Peter Veale, english horn
Ulrich Löffler, piano/toy piano

Janet Sinica, video/editing
Jan Böyng, editing
Wolfgang Ellers, recording producer/editing

This video is released long after it has been produced. That in itself is not a peculiarity. At least not so in our case. And yet the reasons here are different.

Watching this video of Rodney Sharman’s “Remembering John Cage” with Uli for the first time touched us deeply. The fact that there are several more videos in the making is a wonderful gift for us. Thank you, Uli!

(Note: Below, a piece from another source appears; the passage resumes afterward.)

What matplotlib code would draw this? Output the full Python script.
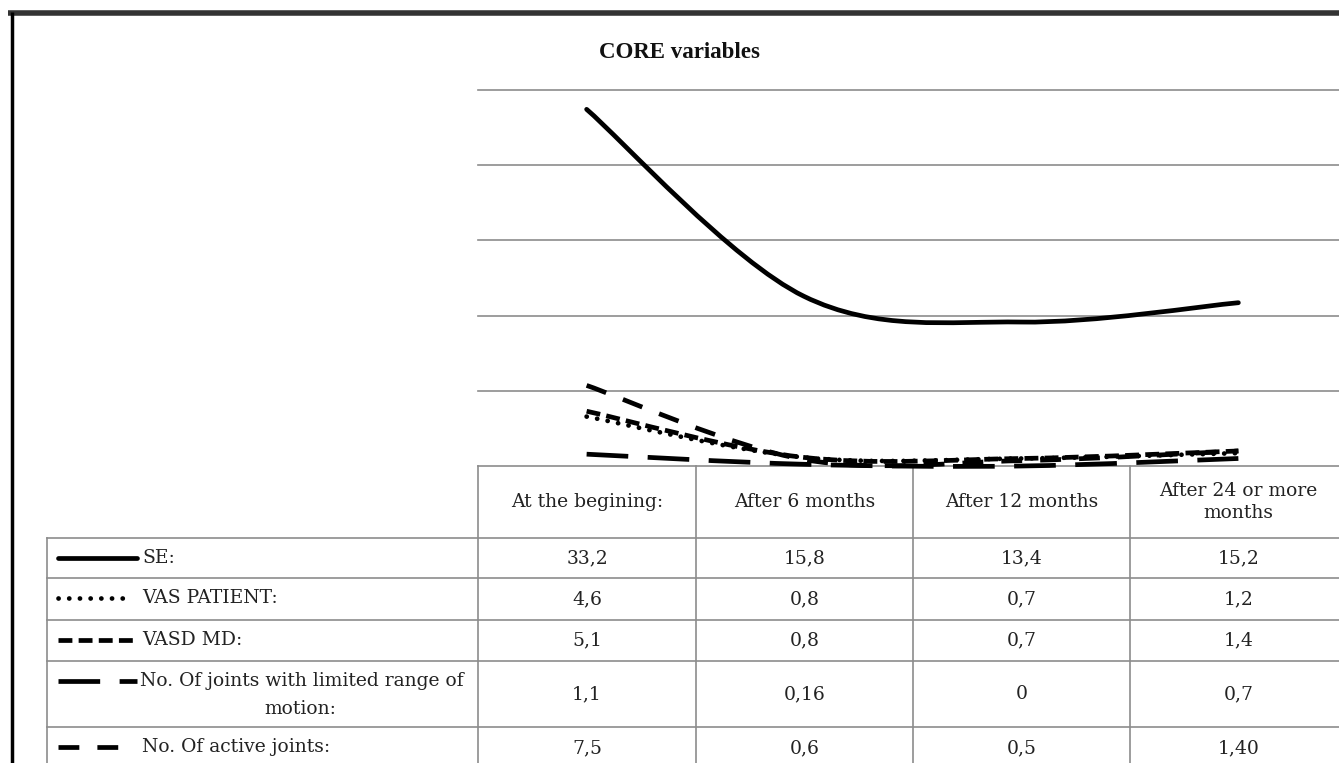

Rodney Sharman and I both studied at the Staatliche Hochschule für Musik in Freiburg at the beginning of the 80’s. We were both involved in many fascinating projects at that time. When Rod contacted me in 2021 asking me whether I would be interested in performing a piece involving cor anglais and piano with toy piano I was immediately totally interested. I also thought how well that would suit our pianist Uli Löffler who had always devotedly performed Cages compositions utilizing toy piano. It was a challenging task combining the very diverse sounds of these instruments but the result and the piece moved me a lot.
Peter Veale

Remembering John Cage (2019) was commissioned by Duo Ebano (Marco Danesi, clarinet, Paolo Gorini, piano & toy piano) and exists in versions for clarinet, English horn, and a new version for 5-string violin & electric keyboard/toy piano adapted especially for Hannah Weirich and Ulrich Löffler. John Cage (1912-1992) may have been the first to write concert music for toy piano in the 1940s. This piece remembers him through the toy piano’s nostalgic timbre along with the deceptive simplicity and calm found in some of Cage’s early work. As an object onstage can be lit from different angles, changing appearance according to the direction of the light, so too the “frozen” rising and falling notes of the harmonic series, which appear to change depending on surrounding harmonies in the violin and keyboard parts.